Timing was interesting. The launch came mere hours after a SpaceX Falcon 9 cleared the pad with twenty-four Starlink satellites. Coincidence? Sure. But the military insists the ICBM launch was scheduled years in advance. Not a reaction. Just calendar maintenance.

These tests aren’t daily affairs. We saw a similar exercise almost a year ago, then again in November. The clock keeps ticking.

“Our ability to conduct these rigorous, real-world tests is foundational.”

General S.L. Davis doesn’t sugarcoat it. This isn’t about hardware alone. It’s about the humans keeping the keys.

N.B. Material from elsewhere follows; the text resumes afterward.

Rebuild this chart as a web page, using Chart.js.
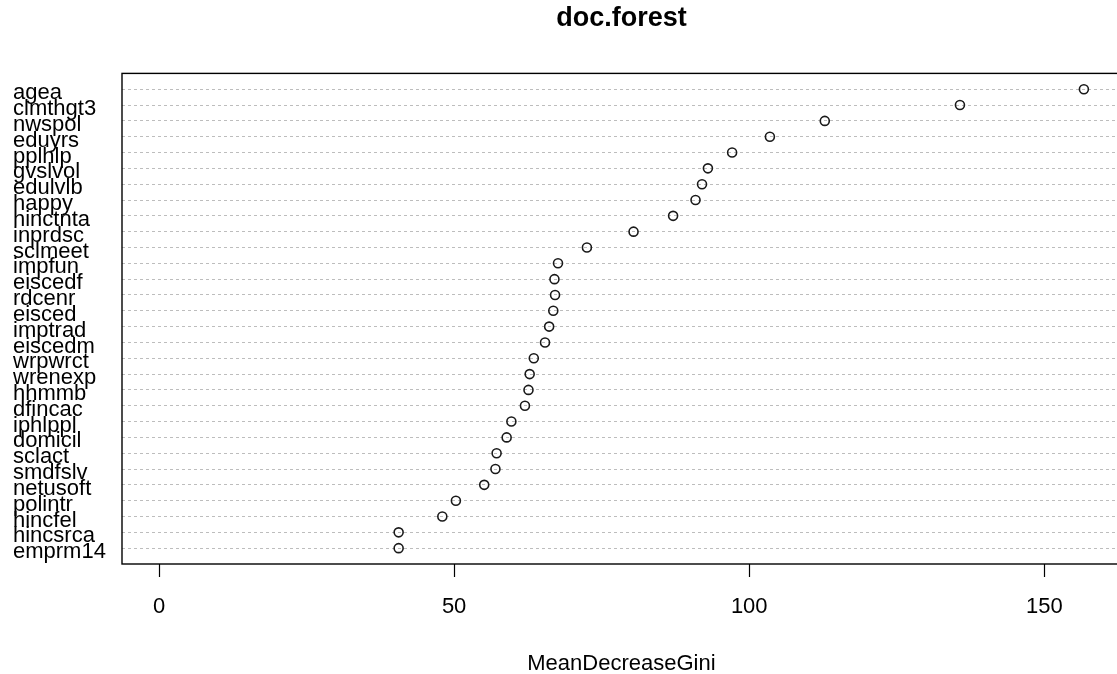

From the operators down the line to the warheads themselves, everything needs to prove it works. Everything.

Where did the payload end up? Nobody says directly. But a prior warning points toward Kwajalein. The Reagan Test Site in the Marshall Islands is the usual target. It fits.

It’s funny when you trace it back. ICBMs date to the late 50s. The same tech that scared the world also helped launch our first satellites. Project Mercury? Those Atlas rockets shared bloodlines with the earliest intercontinental missiles. The machine that delivers destruction and the one that carries astronauts? Often cousins.

At the end of the day, physics is simple. A rocket flies up. Arcs over the atmosphere. Comes down on a suborbital path.

Range? Up to 3,400 kilometers. Some versions split up in the sky. Multiple reentry vehicles. Multiple warheads. One target area, multiple impacts.

The Minuteman III is done, though. Or almost. It’s being phased out. Northrop Grumman is cooking up the replacement, the LGM-35 Sentinel. Old dogs give way to new designs.

The cycle continues. The old missile flies its last routine patrol. The new one waits.